I've completed over 900 orders and maintain a 4.89 customer rating. I'm consistent about produce quality — I don't grab the nearest thing, I take ten seconds and select the item a good customer would want — and I communicate proactively when something's out of stock rather than making substitutions the customer didn't expect. Both of those behaviors take slightly longer per order but they're the reason my rating is where it is and my tip rate is above average.
I know [Store's] layout well from my contractor orders, which means I wouldn't have a learning curve on where things are. I'm also comfortable with the store's app interface from picking orders there regularly.
I'm available for opening and mid-day shifts Monday through Friday and weekend mornings. I'm looking for 30–35 hours per week. I'd welcome the chance to talk.
[Your Name]
Frequently asked questions
- Is there a difference between a Shopper employed by the store and a Shopper on a gig platform?

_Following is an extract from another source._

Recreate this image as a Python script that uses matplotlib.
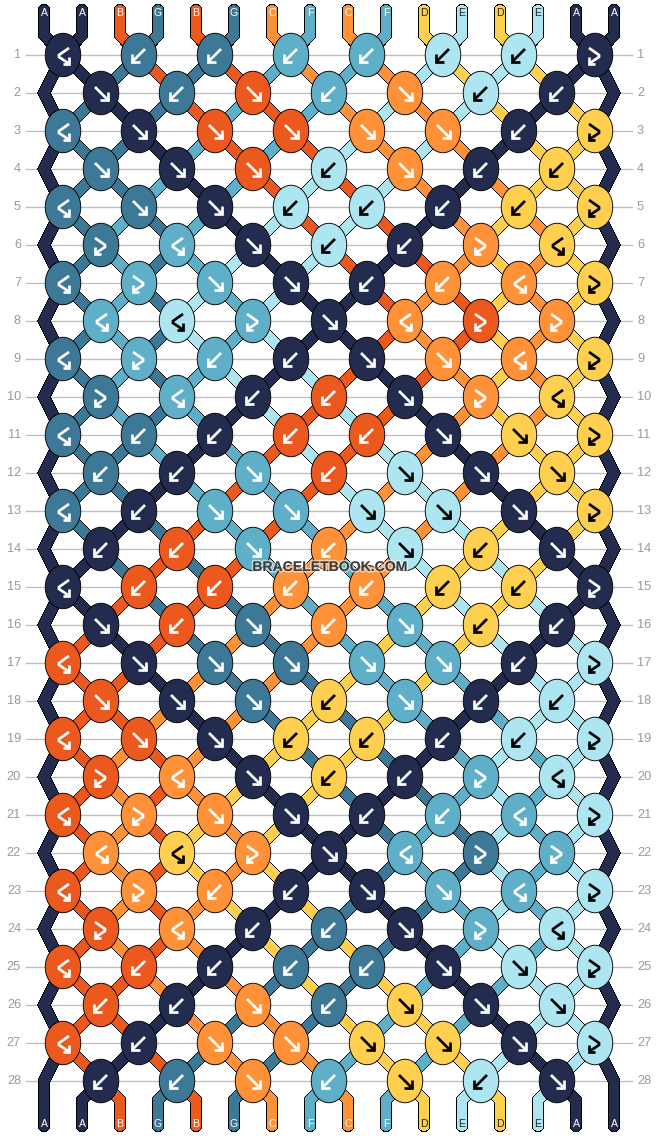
import matplotlib
matplotlib.use("Agg")
import matplotlib.pyplot as plt
import matplotlib.patheffects as pe
from matplotlib.patches import Ellipse

# ---- data -----------------------------------------------------------
STRANDS_TOP = list("AABGBGCFCFDEDEAA")
COLORS = {"A": "#232C4E", "B": "#EC591E", "C": "#FF9239", "D": "#FFD050",
          "E": "#ADE6F1", "F": "#5EAFC7", "G": "#3E7897"}
DARK_ARROW = {"D", "E"}
# r = forward knot, l = backward knot, R/L = hooked (strands stay in place)
KNOT_ROWS = [
    "LllllllR", "rlrlrll", "LrrrrrlR", "rrrlrll", "LrrllllR", "RLrllRL", "LRrrllLR",
    "LLRrLRR", "LRllrrLR", "RLllrRL", "LllllrrR", "llrlrrr", "LlrrrrrR", "llrlrlr",
    "LllllllR", "rlrlrll", "LrrrrrlR", "rrrlrll", "LrrllllR", "RLrllRL", "LRrrllLR",
    "LLRrLRR", "LRllrrLR", "RLllrRL", "LllllrrR", "llrlrrr", "LlrrrrrR", "llrlrlr",
]
ROW_LABELS = list(range(1, 29))
WATERMARK = "BRACELETBOOK.COM"

# ---- layout ---------------------------------------------------------
W, H = 658, 1136
X0, DX = 44, 38          # strand column
Y0, DY = 55, 38          # first row, row pitch
TOP, BOTTOM = 10, 1126
KW, KH = 35.5, 43.5
px = 72 / 100

fig = plt.figure(figsize=(W / 100, H / 100), dpi=100)
ax = fig.add_axes([0, 0, 1, 1])
ax.set_xlim(0, W); ax.set_ylim(H, 0); ax.axis("off")
FONT = "Liberation Sans"

def sx(p):
    return X0 + DX * p

def ky(r):
    return Y0 + DY * r

def strand(xs, ys, letter):
    ax.plot(xs, ys, color="black", lw=11 * px, solid_capstyle="round",
            solid_joinstyle="miter", antialiased=False, zorder=2)
    ax.plot(xs, ys, color=COLORS[letter], lw=9 * px, solid_capstyle="round",
            solid_joinstyle="miter", antialiased=False, zorder=2)

def arrow(cx, cy, kind, dark):
    fg = "black" if dark else "white"
    if kind == "r":
        parts = [([-6, 6], [-6, 6]), ([7, 7, -1], [-1, 7, 7])]
    elif kind == "l":
        parts = [([6, -6], [-6, 6]), ([-7, -7, 1], [-1, 7, 7])]
    elif kind == "L":
        parts = [([6, -4, -4, 5], [-7, 0, 2, 8]), ([6, 6, 0], [2, 8.5, 8.5])]
    else:
        parts = [([-6, 4, 4, -5], [-7, 0, 2, 8]), ([-6, -6, 0], [2, 8.5, 8.5])]
    for xs, ys in parts:
        ax.plot([cx + v for v in xs], [cy + v for v in ys], color=fg, lw=2.7 * px,
                solid_capstyle="butt", solid_joinstyle="miter", zorder=5)

# grid and row numbers
for r, lab in enumerate(ROW_LABELS):
    ax.plot([26, 632], [ky(r), ky(r)], color="#BDBDBD", lw=1.3 * px, zorder=1)
    ax.text(21, ky(r), str(lab), ha="right", va="center", fontsize=9.2, color="#999999", family=FONT)
    ax.text(637, ky(r), str(lab), ha="left", va="center", fontsize=9.2, color="#999999", family=FONT)

# top strand stubs and labels
state = list(STRANDS_TOP)
for p, c in enumerate(state):
    kx = sx(p - p % 2) + DX / 2
    strand([sx(p), sx(p), kx], [TOP, Y0 - 20, Y0], c)
    ax.text(sx(p), 12.5, c, ha="center", va="center", fontsize=7.6,
            color="#222222" if c in DARK_ARROW else "white", family=FONT, zorder=6)

# knots row by row
for r, row in enumerate(KNOT_ROWS):
    start = 0 if r % 2 == 0 else 1
    for i, kind in enumerate(row):
        a = start + 2 * i
        left, right = state[a], state[a + 1]
        col = left if kind in "rR" else right
        cx = sx(a) + DX / 2
        cy = ky(r)
        ax.add_patch(Ellipse((cx, cy), KW, KH, facecolor=COLORS[col], edgecolor="black",
                             lw=0.9 * px, zorder=3))
        arrow(cx, cy, kind, col in DARK_ARROW)
        if kind in "rl":
            state[a], state[a + 1] = right, left
    # segments leaving this row
    if r + 1 < len(KNOT_ROWS):
        for i in range(len(row)):
            a = start + 2 * i
            cx = sx(a) + DX / 2
            for p, nx in ((a, cx - DX), (a + 1, cx + DX)):
                if sx(0) < nx < sx(15):
                    strand([cx, nx], [ky(r), ky(r + 1)], state[p])
        if r % 2 == 0 and r + 2 < len(KNOT_ROWS):
            for p, edge in ((0, sx(0) + DX / 2), (15, sx(15) - DX / 2)):
                strand([edge, sx(p), edge], [ky(r), ky(r + 1), ky(r + 2)], state[p])

# bottom stubs and labels
last = len(KNOT_ROWS) - 1
for p, c in enumerate(state):
    if p in (0, 15):
        kx = sx(0) + DX / 2 if p == 0 else sx(15) - DX / 2
        strand([kx, sx(p), sx(p)], [ky(last - 1), ky(last), BOTTOM], c)
    else:
        kx = sx(p) + DX / 2 if p % 2 == 1 else sx(p - 1) + DX / 2
        strand([kx, sx(p), sx(p)], [ky(last), ky(last) + 19, BOTTOM], c)
    ax.text(sx(p), 1124, c, ha="center", va="center", fontsize=7.6,
            color="#222222" if c in DARK_ARROW else "white", family=FONT, zorder=6)

# watermark
ax.text(329.5, 567, WATERMARK, ha="center", va="center", fontsize=10.1, fontweight="bold",
        color="#3C3C3C", family=FONT, zorder=8,
        path_effects=[pe.withStroke(linewidth=2.2, foreground=(1, 1, 1, 0.55))])

fig.savefig("out.png", dpi=100)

- Yes — meaningfully so. An employed store Shopper works scheduled shifts, earns a predictable hourly wage, and receives standard employee benefits at full-time status. A gig platform Shopper (Instacart, Shipt, Walmart Spark) is an independent contractor who sets their own hours, accepts orders individually, and earns per order plus tip. The employed model provides stability; the gig model provides flexibility but delivers variable income and no benefits.

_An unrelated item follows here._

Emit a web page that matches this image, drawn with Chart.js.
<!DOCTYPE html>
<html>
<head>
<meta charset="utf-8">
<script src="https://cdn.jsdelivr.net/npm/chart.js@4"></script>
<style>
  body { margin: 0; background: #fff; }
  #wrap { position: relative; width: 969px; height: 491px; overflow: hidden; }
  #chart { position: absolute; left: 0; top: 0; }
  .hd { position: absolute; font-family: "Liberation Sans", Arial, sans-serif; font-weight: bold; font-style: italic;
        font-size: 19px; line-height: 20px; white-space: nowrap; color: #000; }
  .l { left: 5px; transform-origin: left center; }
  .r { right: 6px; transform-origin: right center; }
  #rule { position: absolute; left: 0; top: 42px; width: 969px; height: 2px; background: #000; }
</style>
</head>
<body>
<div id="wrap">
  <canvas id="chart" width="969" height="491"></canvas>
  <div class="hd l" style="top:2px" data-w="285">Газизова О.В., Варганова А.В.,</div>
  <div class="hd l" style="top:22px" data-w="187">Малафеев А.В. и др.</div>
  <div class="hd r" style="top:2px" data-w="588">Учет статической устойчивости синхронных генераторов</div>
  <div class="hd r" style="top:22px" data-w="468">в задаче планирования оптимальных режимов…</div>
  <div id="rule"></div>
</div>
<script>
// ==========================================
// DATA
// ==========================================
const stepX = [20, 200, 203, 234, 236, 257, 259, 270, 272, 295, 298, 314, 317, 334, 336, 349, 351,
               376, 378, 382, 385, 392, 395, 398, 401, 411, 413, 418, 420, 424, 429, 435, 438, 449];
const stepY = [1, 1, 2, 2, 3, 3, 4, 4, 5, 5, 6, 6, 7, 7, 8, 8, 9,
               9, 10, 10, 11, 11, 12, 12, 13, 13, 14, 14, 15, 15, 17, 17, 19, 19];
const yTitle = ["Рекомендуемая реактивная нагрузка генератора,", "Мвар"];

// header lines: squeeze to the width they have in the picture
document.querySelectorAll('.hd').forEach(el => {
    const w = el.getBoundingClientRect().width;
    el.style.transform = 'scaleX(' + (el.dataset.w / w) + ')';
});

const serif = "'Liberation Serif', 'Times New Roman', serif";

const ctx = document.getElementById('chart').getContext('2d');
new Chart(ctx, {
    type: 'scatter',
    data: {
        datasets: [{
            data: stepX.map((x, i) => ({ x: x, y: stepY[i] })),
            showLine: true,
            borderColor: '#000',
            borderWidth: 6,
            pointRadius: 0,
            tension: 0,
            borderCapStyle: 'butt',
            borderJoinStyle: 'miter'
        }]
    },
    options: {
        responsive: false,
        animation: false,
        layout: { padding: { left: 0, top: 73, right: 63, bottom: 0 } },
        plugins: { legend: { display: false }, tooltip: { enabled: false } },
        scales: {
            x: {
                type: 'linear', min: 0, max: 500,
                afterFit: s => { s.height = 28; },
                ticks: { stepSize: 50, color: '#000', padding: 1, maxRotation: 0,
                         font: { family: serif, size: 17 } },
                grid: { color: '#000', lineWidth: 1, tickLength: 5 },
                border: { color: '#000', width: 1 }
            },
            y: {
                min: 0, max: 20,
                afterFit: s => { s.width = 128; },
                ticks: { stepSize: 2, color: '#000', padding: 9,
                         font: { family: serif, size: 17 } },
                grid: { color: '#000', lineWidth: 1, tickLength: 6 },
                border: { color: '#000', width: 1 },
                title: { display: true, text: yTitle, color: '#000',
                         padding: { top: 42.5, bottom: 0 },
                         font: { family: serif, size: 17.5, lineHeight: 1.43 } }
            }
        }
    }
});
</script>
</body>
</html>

- What makes a Shopper stand out in productivity-measured environments?
- Store knowledge is the biggest factor — knowing where the unusual items are, how produce is organized, where seasonal items migrate — reduces the time each pick takes. Good substitution judgment (selecting a reasonable substitute without having to message the customer for every item) also speeds order completion. Accurate baggage organization (keeping cold items together, fragile items on top) reduces damage and customer complaints.
- What does a Personal Shopper do differently from a fulfillment-focused Shopper?
- A Personal Shopper at a department store or luxury retailer focuses on the customer relationship rather than order fulfillment speed. They understand client preferences, style, and wardrobe needs; they communicate proactively about new arrivals and sale events; and they provide styling guidance and product curation. The role is more like a retail sales consultant with ongoing client relationships than a fulfillment associate.
- Are Shopper roles being automated?
- Partially and selectively. Some large retailers have deployed picking robots and automated conveyor systems in micro-fulfillment centers adjacent to stores. These handle standard packaged goods efficiently but don't work well for produce, deli, bakery, and other categories where quality assessment requires judgment. The human Shopper role has shifted toward categories that require evaluation — freshness, ripeness, fragility — rather than mechanical item retrieval.
- Can Shopper experience lead to other retail positions?
- Yes. Store-employed Shoppers develop store layout knowledge, inventory familiarity, and operational system proficiency that are useful starting points for department associate, floor associate, and inventory management roles. Personal Shoppers with strong client relationships and sales results can move toward buyer associate, fashion merchandising, or styling careers. Gig platform Shoppers typically don't have a direct path within the platform, but the customer service and judgment experience transfers.